Spring is well and truly in the air with the arrival of these fluffy, newborn lambs at a West Norfolk attraction.
Twelve lambs have arrived at Church Farm rare breeds centre in Stow Bardolph and visitors have been jumping at the chance to see them.
Families have been flocking to greet the lambs born in the last two weeks, with many using the half-term break to take their youngsters to the centre during a special time.
The school holiday coincides with the birthing season, and young visitors were invited to feed the lambs by hand.
The centre’s assistant manager Kate Farr, 20, said: “It’s been really, really busy since the lambs arrived, and they’ve been keeping us on our toes.
“We had a fantastic response during the half-term, with mums, dads and grandparents bringing the kids along and joining in the fun.”
The lamb feeds will be running at the centre right up until the end of April, with public feeds at 10.30am, 12.30pm, 2.30pm and 4pm.
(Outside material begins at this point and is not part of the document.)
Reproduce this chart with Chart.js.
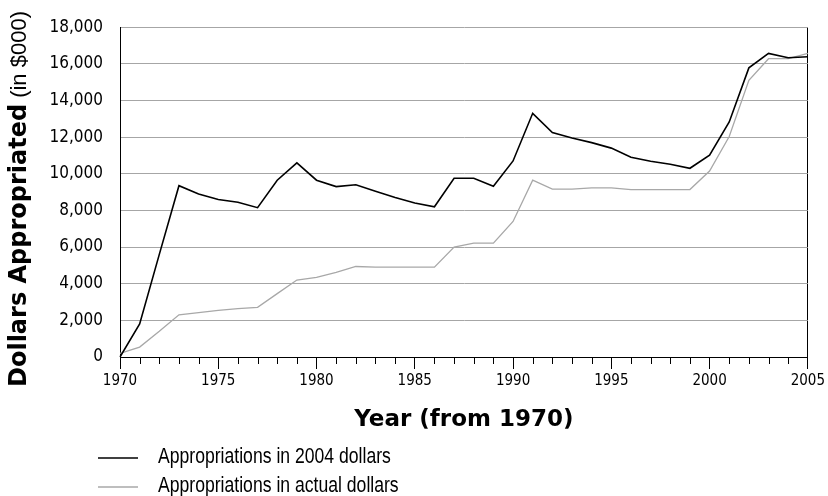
<!DOCTYPE html>
<html>
<head>
<meta charset="utf-8">
<script src="https://cdn.jsdelivr.net/npm/chart.js@4.4.1/dist/chart.umd.min.js"></script>
<style>
  html, body { margin: 0; padding: 0; background: #fff; }
  #wrap { width: 828px; height: 496px; }
</style>
</head>
<body>
<div id="wrap"><canvas id="c" width="828" height="496"></canvas></div>
<script>
// ---- Data ----
const years = [1970,1971,1972,1973,1974,1975,1976,1977,1978,1979,1980,1981,1982,1983,1984,1985,1986,1987,1988,1989,1990,1991,1992,1993,1994,1995,1996,1997,1998,1999,2000,2001,2002,2003,2004,2005];
const appropriations2004 = [0,1800,5600,9350,8900,8600,8450,8150,9650,10600,9650,9300,9400,9050,8700,8400,8200,9760,9760,9320,10700,13300,12250,11950,11700,11400,10900,10680,10520,10300,11020,12830,15780,16570,16330,16390];
const appropriationsActual = [200,540,1400,2300,2420,2550,2640,2710,3460,4200,4340,4620,4940,4900,4900,4900,4900,6000,6210,6210,7400,9650,9160,9160,9230,9230,9140,9140,9140,9140,10150,12030,15100,16280,16280,16570];
const seriesLabels = ['Appropriations in 2004 dollars', 'Appropriations in actual dollars'];
const yTicks = { min: 0, max: 18000, step: 2000 };
const xTitle = 'Year (from 1970)';
const yTitleMain = 'Dollars Appropriated';
const yTitleSub = '(in $000)';

const COND = "'DejaVu Sans Condensed', 'Liberation Sans Narrow', sans-serif";
const HEAVY = "'DejaVu Sans', 'Liberation Sans', sans-serif";
const REG = "'Liberation Sans', Arial, sans-serif";

// minor x ticks (every year); major ticks are drawn by the scale itself
const minorTicks = {
  id: 'minorTicks',
  afterDraw(chart) {
    const xs = chart.scales.x, ctx = chart.ctx;
    const y0 = chart.chartArea.bottom;
    ctx.save();
    ctx.strokeStyle = '#000';
    ctx.lineWidth = 1;
    xs.ticks.forEach((t, i) => {
      if (years[i] % 5 === 0) return;
      const x = Math.round(xs.getPixelForTick(i)) + 0.5;
      ctx.beginPath();
      ctx.moveTo(x, y0);
      ctx.lineTo(x, y0 + 7);
      ctx.stroke();
    });
    ctx.restore();
  }
};

// rotated y title with mixed fonts
const yTitlePlugin = {
  id: 'yTitle',
  afterDraw(chart, args, o) {
    const ctx = chart.ctx;
    ctx.save();
    ctx.translate(o.x, o.y);
    ctx.rotate(-Math.PI / 2);
    ctx.fillStyle = '#000';
    ctx.textAlign = 'left';
    ctx.textBaseline = 'alphabetic';
    ctx.font = 'bold 24px ' + HEAVY;
    ctx.fillText(yTitleMain, 0, 0);
    const w = ctx.measureText(yTitleMain).width;
    ctx.font = '22px ' + REG;
    ctx.fillText(yTitleSub, w + o.gap, 0);
    ctx.restore();
  }
};

// vertically stacked legend
const stackedLegend = {
  id: 'stackedLegend',
  afterDraw(chart, args, o) {
    const ctx = chart.ctx;
    chart.data.datasets.forEach((ds, i) => {
      const y = o.top + i * o.rowHeight;
      ctx.save();
      ctx.strokeStyle = ds.borderColor;
      ctx.lineWidth = ds.borderWidth;
      ctx.beginPath();
      ctx.moveTo(o.left, y);
      ctx.lineTo(o.left + o.lineLength, y);
      ctx.stroke();
      ctx.translate(o.left + o.lineLength + o.gap, y - 1);
      ctx.scale(0.8, 1);
      ctx.font = '22px ' + REG;
      ctx.fillStyle = '#000';
      ctx.textBaseline = 'middle';
      ctx.textAlign = 'left';
      ctx.fillText(ds.label, 0, 0);
      ctx.restore();
    });
  }
};

new Chart(document.getElementById('c'), {
  type: 'line',
  data: {
    labels: years,
    datasets: [
      { label: seriesLabels[0], data: appropriations2004, borderColor: '#000000', borderWidth: 1.6, pointRadius: 0, tension: 0, fill: false },
      { label: seriesLabels[1], data: appropriationsActual, borderColor: '#a8a8a8', borderWidth: 1.3, pointRadius: 0, tension: 0, fill: false }
    ]
  },
  plugins: [minorTicks, yTitlePlugin, stackedLegend],
  options: {
    responsive: false,
    animation: false,
    layout: { padding: { top: 23, right: 16, left: 0, bottom: 0 } },
    plugins: {
      legend: { display: false },
      tooltip: { enabled: false },
      yTitle: { x: 26, y: 387, gap: 6 },
      stackedLegend: { left: 98, top: 458, rowHeight: 29, lineLength: 40, gap: 20 }
    },
    scales: {
      x: {
        type: 'category',
        offset: false,
        afterFit: s => { s.height = 139; },
        grid: {
          drawOnChartArea: true,
          color: c => (c.index === years.length - 1 ? '#000' : 'rgba(0,0,0,0)'),
          tickColor: c => (years[c.index] % 5 === 0 ? '#000' : 'rgba(0,0,0,0)'),
          tickLength: 12,
          drawTicks: true
        },
        border: { display: true, color: '#000', width: 1 },
        ticks: {
          autoSkip: false,
          maxRotation: 0,
          padding: 3,
          color: '#000',
          font: { family: COND, size: 15 },
          callback: (v, i) => (years[i] % 5 === 0 ? String(years[i]) : '')
        },
        title: {
          display: true,
          text: xTitle,
          color: '#000',
          font: { family: HEAVY, size: 23, weight: 'bold' },
          padding: { top: 0, bottom: 62 }
        }
      },
      y: {
        min: yTicks.min,
        max: yTicks.max,
        afterFit: s => { s.width = 120; },
        grid: { color: '#a6a6a6', lineWidth: 1, drawTicks: false },
        border: { display: true, color: '#000', width: 1 },
        ticks: {
          stepSize: yTicks.step,
          padding: 17,
          color: '#000',
          font: { family: COND, size: 17 },
          callback: v => v.toLocaleString('en-US')
        }
      }
    }
  }
});
</script>
</body>
</html>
Miss Farr said: “These commercial lambs are much hardier than the rare breed lambs, and have a much larger appetite, which is great as visitors get more of a chance to feed them.”
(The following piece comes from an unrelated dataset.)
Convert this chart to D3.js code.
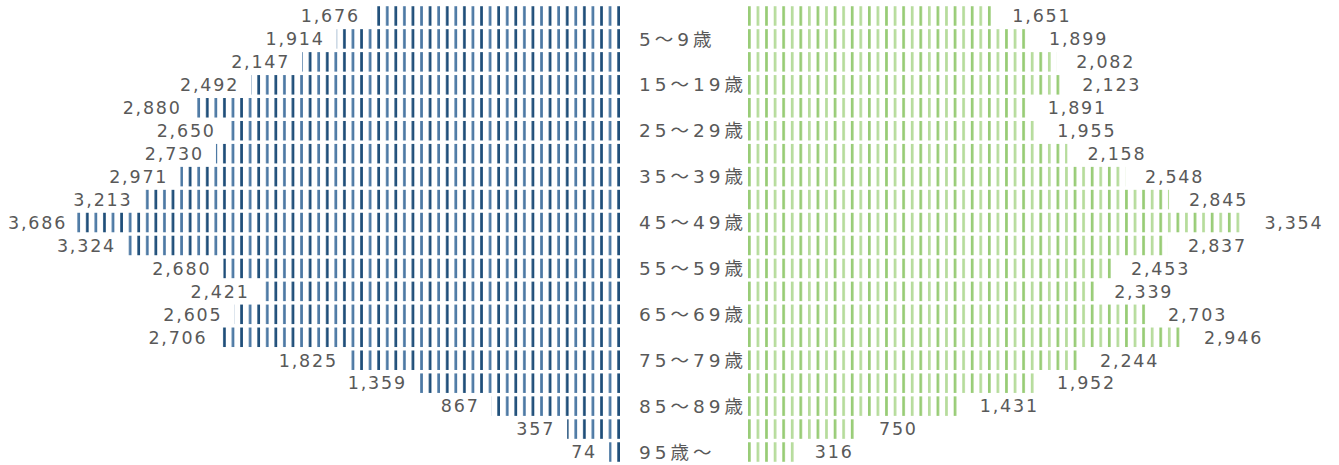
<!DOCTYPE html>
<html>
<head>
<meta charset="utf-8">
<script src="https://cdn.jsdelivr.net/npm/d3@7"></script>
<style>
  body { margin: 0; background: #fff; }
  svg { display: block; }
  text { font-family: "DejaVu Sans", "Noto Sans CJK JP", sans-serif; fill: #595959; }
</style>
</head>
<body>
<svg id="chart"></svg>
<script>
'use strict';
// age groups, top row = youngest
var ages = ['0～4歳', '5～9歳', '10～14歳', '15～19歳', '20～24歳', '25～29歳', '30～34歳', '35～39歳',
    '40～44歳', '45～49歳', '50～54歳', '55～59歳', '60～64歳', '65～69歳', '70～74歳', '75～79歳',
    '80～84歳', '85～89歳', '90～94歳', '95歳～'];
var male = [1676, 1914, 2147, 2492, 2880, 2650, 2730, 2971, 3213, 3686,
    3324, 2680, 2421, 2605, 2706, 1825, 1359, 867, 357, 74];
var female = [1651, 1899, 2082, 2123, 1891, 1955, 2158, 2548, 2845, 3354,
    2837, 2453, 2339, 2703, 2946, 2244, 1952, 1431, 750, 316];

var canvasWidth = 1339;
var canvasHeight = 465;
var leftAxis = 620;   // right edge of male bars
var rightAxis = 748;  // left edge of female bars
var period = 8.57;

var svg = d3.select('#chart')
    .attr('width', canvasWidth)
    .attr('height', canvasHeight);

var rows = d3.range(ages.length);

var yScale = d3.scaleBand()
    .domain(rows)
    .range([4.5, 463.5])
    .paddingInner(0.15)
    .paddingOuter(0.075);

var xScale = d3.scaleLinear()
    .domain([0, 4000])
    .range([0, 592]);

// striped fills
var defs = svg.append('defs');
var blue = defs.append('pattern')
    .attr('id', 'stripeBlue')
    .attr('patternUnits', 'userSpaceOnUse')
    .attr('x', leftAxis).attr('y', 0)
    .attr('width', period * 2).attr('height', 10);
blue.append('rect').attr('x', period - 2.7).attr('y', 0).attr('width', 2.7).attr('height', 10).attr('fill', '#4d79a4');
blue.append('rect').attr('x', period * 2 - 2.7).attr('y', 0).attr('width', 2.7).attr('height', 10).attr('fill', '#1f4e79');

var green = defs.append('pattern')
    .attr('id', 'stripeGreen')
    .attr('patternUnits', 'userSpaceOnUse')
    .attr('x', rightAxis).attr('y', 0)
    .attr('width', period * 2).attr('height', 10);
green.append('rect').attr('x', 0).attr('y', 0).attr('width', 2.7).attr('height', 10).attr('fill', '#98cc76');
green.append('rect').attr('x', period).attr('y', 0).attr('width', 2.7).attr('height', 10).attr('fill', '#b6dc9c');

// male bars
svg.append('g').selectAll('rect')
    .data(rows)
    .enter()
    .append('rect')
    .attr('x', function (i) { return leftAxis - xScale(male[i]); })
    .attr('y', function (i) { return yScale(i); })
    .attr('width', function (i) { return xScale(male[i]); })
    .attr('height', yScale.bandwidth())
    .attr('fill', 'url(#stripeBlue)');

// female bars
svg.append('g').selectAll('rect')
    .data(rows)
    .enter()
    .append('rect')
    .attr('x', rightAxis)
    .attr('y', function (i) { return yScale(i); })
    .attr('width', function (i) { return xScale(female[i]); })
    .attr('height', yScale.bandwidth())
    .attr('fill', 'url(#stripeGreen)');

var fmt = d3.format(',');

// male values
svg.append('g').selectAll('text')
    .data(rows)
    .enter()
    .append('text')
    .attr('x', function (i) { return leftAxis - xScale(male[i]) - 12; })
    .attr('y', function (i) { return yScale(i) + yScale.bandwidth() / 2; })
    .attr('dy', '0.36em')
    .attr('text-anchor', 'end')
    .style('font-size', '17.5px')
    .style('letter-spacing', '1.8px')
    .text(function (i) { return fmt(male[i]); })
    .each(function () {
        // keep the widest label inside the page
        var box = this.getBBox();
        if (box.x < 8) d3.select(this).attr('x', +d3.select(this).attr('x') + 8 - box.x);
    });

// female values
svg.append('g').selectAll('text')
    .data(rows)
    .enter()
    .append('text')
    .attr('x', function (i) { return rightAxis + xScale(female[i]) + 20; })
    .attr('y', function (i) { return yScale(i) + yScale.bandwidth() / 2; })
    .attr('dy', '0.36em')
    .style('font-size', '17.5px')
    .style('letter-spacing', '1.8px')
    .text(function (i) { return fmt(female[i]); });

// age labels, every other row
svg.append('g').selectAll('text')
    .data(rows.filter(function (i) { return i % 2 === 1; }))
    .enter()
    .append('text')
    .attr('x', 639)
    .attr('y', function (i) { return yScale(i) + yScale.bandwidth() / 2; })
    .attr('dy', '0.36em')
    .style('font-size', '18.5px')
    .style('letter-spacing', '4px')
    .text(function (i) { return ages[i]; });
</script>
</body>
</html>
The lambs were brought into the centre from local farmers, and are kept in the main pen with a heated lamp and plenty of hay to keep warm.
Miss Farr said: “These lambs were all brought in as they came from triplets or quads, which is too many for the ewe to feed. We have to hand rear them and they become very friendly.”
When old enough, they will be sold on to local keepers. Church Farm is also gearing up for an influx of rare breed lambs, with six of its Norfolk Horn ewes already having given birth.
Other breeds due to give birth are the Wensleydale, Whiteface Woodland, the two- and four-horn Manx, the North Ronaldsay and Boreray.